Short task
Return the listing below exactly, with the pictures dropped.

Recorded data
------------------------

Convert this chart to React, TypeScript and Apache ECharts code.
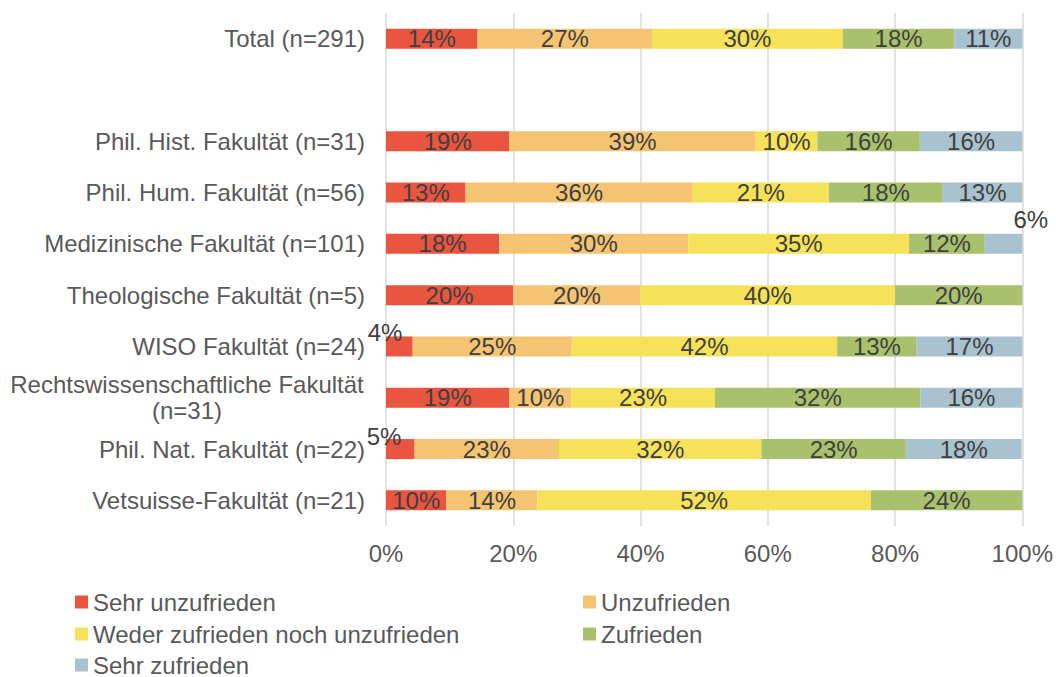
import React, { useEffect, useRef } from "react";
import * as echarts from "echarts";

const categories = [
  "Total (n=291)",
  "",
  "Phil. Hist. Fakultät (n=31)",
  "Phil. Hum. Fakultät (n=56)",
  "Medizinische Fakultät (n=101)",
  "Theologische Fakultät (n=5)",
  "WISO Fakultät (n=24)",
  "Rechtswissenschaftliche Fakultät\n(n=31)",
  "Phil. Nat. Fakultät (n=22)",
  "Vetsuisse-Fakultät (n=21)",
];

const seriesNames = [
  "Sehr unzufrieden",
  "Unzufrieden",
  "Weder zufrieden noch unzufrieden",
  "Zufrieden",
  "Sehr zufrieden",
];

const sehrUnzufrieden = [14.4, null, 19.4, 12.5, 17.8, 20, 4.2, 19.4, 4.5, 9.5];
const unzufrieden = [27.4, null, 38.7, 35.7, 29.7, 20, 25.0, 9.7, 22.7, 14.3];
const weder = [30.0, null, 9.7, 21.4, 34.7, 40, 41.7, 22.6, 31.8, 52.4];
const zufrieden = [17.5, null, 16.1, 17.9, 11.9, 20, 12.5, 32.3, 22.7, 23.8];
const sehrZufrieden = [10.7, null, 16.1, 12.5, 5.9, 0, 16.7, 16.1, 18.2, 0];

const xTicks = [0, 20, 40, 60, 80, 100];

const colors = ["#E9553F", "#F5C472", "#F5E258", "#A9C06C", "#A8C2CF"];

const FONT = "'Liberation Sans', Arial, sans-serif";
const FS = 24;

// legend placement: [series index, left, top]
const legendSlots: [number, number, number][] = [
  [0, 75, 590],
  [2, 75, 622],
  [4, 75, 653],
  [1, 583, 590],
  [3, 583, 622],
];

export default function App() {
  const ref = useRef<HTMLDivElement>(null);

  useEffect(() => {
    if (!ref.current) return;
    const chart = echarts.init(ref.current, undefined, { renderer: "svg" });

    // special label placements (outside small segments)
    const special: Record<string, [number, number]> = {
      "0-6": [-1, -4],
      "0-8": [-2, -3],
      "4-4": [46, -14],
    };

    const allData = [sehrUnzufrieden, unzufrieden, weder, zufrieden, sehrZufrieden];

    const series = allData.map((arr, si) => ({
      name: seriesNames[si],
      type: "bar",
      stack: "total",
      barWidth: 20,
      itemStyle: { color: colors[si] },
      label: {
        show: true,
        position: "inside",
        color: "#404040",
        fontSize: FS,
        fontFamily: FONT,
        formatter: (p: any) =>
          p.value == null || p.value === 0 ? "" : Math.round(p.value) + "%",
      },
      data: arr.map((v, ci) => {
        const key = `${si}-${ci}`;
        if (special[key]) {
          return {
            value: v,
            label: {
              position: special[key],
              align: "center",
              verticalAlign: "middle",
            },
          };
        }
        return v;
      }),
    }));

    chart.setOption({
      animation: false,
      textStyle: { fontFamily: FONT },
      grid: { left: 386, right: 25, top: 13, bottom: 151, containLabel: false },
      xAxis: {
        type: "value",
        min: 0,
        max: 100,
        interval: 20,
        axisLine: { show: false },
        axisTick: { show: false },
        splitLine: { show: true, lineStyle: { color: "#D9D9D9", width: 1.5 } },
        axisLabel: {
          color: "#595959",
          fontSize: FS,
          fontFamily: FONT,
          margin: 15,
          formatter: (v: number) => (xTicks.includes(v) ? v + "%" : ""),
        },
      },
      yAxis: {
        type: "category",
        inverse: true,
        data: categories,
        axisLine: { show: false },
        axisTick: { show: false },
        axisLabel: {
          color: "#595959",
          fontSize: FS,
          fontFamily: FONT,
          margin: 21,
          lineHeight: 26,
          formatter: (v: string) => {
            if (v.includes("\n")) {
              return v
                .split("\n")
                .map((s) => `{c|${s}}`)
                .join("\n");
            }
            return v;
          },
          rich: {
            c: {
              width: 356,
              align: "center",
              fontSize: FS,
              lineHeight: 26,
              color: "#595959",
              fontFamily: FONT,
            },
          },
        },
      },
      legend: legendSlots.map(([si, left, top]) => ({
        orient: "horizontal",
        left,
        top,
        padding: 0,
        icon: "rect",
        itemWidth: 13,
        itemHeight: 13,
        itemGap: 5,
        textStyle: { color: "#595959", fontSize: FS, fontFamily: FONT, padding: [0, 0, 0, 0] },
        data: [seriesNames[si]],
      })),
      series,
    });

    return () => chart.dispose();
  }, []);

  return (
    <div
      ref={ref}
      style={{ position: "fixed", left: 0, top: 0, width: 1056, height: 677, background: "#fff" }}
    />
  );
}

------------------------

The completed task
Convert this chart to React, TypeScript and Apache ECharts code.
import React, { useEffect, useRef } from "react";
import * as echarts from "echarts";

const categories = [
  "Total (n=291)",
  "",
  "Phil. Hist. Fakultät (n=31)",
  "Phil. Hum. Fakultät (n=56)",
  "Medizinische Fakultät (n=101)",
  "Theologische Fakultät (n=5)",
  "WISO Fakultät (n=24)",
  "Rechtswissenschaftliche Fakultät\n(n=31)",
  "Phil. Nat. Fakultät (n=22)",
  "Vetsuisse-Fakultät (n=21)",
];

const seriesNames = [
  "Sehr unzufrieden",
  "Unzufrieden",
  "Weder zufrieden noch unzufrieden",
  "Zufrieden",
  "Sehr zufrieden",
];

const sehrUnzufrieden = [14.4, null, 19.4, 12.5, 17.8, 20, 4.2, 19.4, 4.5, 9.5];
const unzufrieden = [27.4, null, 38.7, 35.7, 29.7, 20, 25.0, 9.7, 22.7, 14.3];
const weder = [30.0, null, 9.7, 21.4, 34.7, 40, 41.7, 22.6, 31.8, 52.4];
const zufrieden = [17.5, null, 16.1, 17.9, 11.9, 20, 12.5, 32.3, 22.7, 23.8];
const sehrZufrieden = [10.7, null, 16.1, 12.5, 5.9, 0, 16.7, 16.1, 18.2, 0];

const xTicks = [0, 20, 40, 60, 80, 100];

const colors = ["#E9553F", "#F5C472", "#F5E258", "#A9C06C", "#A8C2CF"];

const FONT = "'Liberation Sans', Arial, sans-serif";
const FS = 24;

// legend placement: [series index, left, top]
const legendSlots: [number, number, number][] = [
  [0, 75, 590],
  [2, 75, 622],
  [4, 75, 653],
  [1, 583, 590],
  [3, 583, 622],
];

export default function App() {
  const ref = useRef<HTMLDivElement>(null);

  useEffect(() => {
    if (!ref.current) return;
    const chart = echarts.init(ref.current, undefined, { renderer: "svg" });

    // special label placements (outside small segments)
    const special: Record<string, [number, number]> = {
      "0-6": [-1, -4],
      "0-8": [-2, -3],
      "4-4": [46, -14],
    };

    const allData = [sehrUnzufrieden, unzufrieden, weder, zufrieden, sehrZufrieden];

    const series = allData.map((arr, si) => ({
      name: seriesNames[si],
      type: "bar",
      stack: "total",
      barWidth: 20,
      itemStyle: { color: colors[si] },
      label: {
        show: true,
        position: "inside",
        color: "#404040",
        fontSize: FS,
        fontFamily: FONT,
        formatter: (p: any) =>
          p.value == null || p.value === 0 ? "" : Math.round(p.value) + "%",
      },
      data: arr.map((v, ci) => {
        const key = `${si}-${ci}`;
        if (special[key]) {
          return {
            value: v,
            label: {
              position: special[key],
              align: "center",
              verticalAlign: "middle",
            },
          };
        }
        return v;
      }),
    }));

    chart.setOption({
      animation: false,
      textStyle: { fontFamily: FONT },
      grid: { left: 386, right: 25, top: 13, bottom: 151, containLabel: false },
      xAxis: {
        type: "value",
        min: 0,
        max: 100,
        interval: 20,
        axisLine: { show: false },
        axisTick: { show: false },
        splitLine: { show: true, lineStyle: { color: "#D9D9D9", width: 1.5 } },
        axisLabel: {
          color: "#595959",
          fontSize: FS,
          fontFamily: FONT,
          margin: 15,
          formatter: (v: number) => (xTicks.includes(v) ? v + "%" : ""),
        },
      },
      yAxis: {
        type: "category",
        inverse: true,
        data: categories,
        axisLine: { show: false },
        axisTick: { show: false },
        axisLabel: {
          color: "#595959",
          fontSize: FS,
          fontFamily: FONT,
          margin: 21,
          lineHeight: 26,
          formatter: (v: string) => {
            if (v.includes("\n")) {
              return v
                .split("\n")
                .map((s) => `{c|${s}}`)
                .join("\n");
            }
            return v;
          },
          rich: {
            c: {
              width: 356,
              align: "center",
              fontSize: FS,
              lineHeight: 26,
              color: "#595959",
              fontFamily: FONT,
            },
          },
        },
      },
      legend: legendSlots.map(([si, left, top]) => ({
        orient: "horizontal",
        left,
        top,
        padding: 0,
        icon: "rect",
        itemWidth: 13,
        itemHeight: 13,
        itemGap: 5,
        textStyle: { color: "#595959", fontSize: FS, fontFamily: FONT, padding: [0, 0, 0, 0] },
        data: [seriesNames[si]],
      })),
      series,
    });

    return () => chart.dispose();
  }, []);

  return (
    <div
      ref={ref}
      style={{ position: "fixed", left: 0, top: 0, width: 1056, height: 677, background: "#fff" }}
    />
  );
}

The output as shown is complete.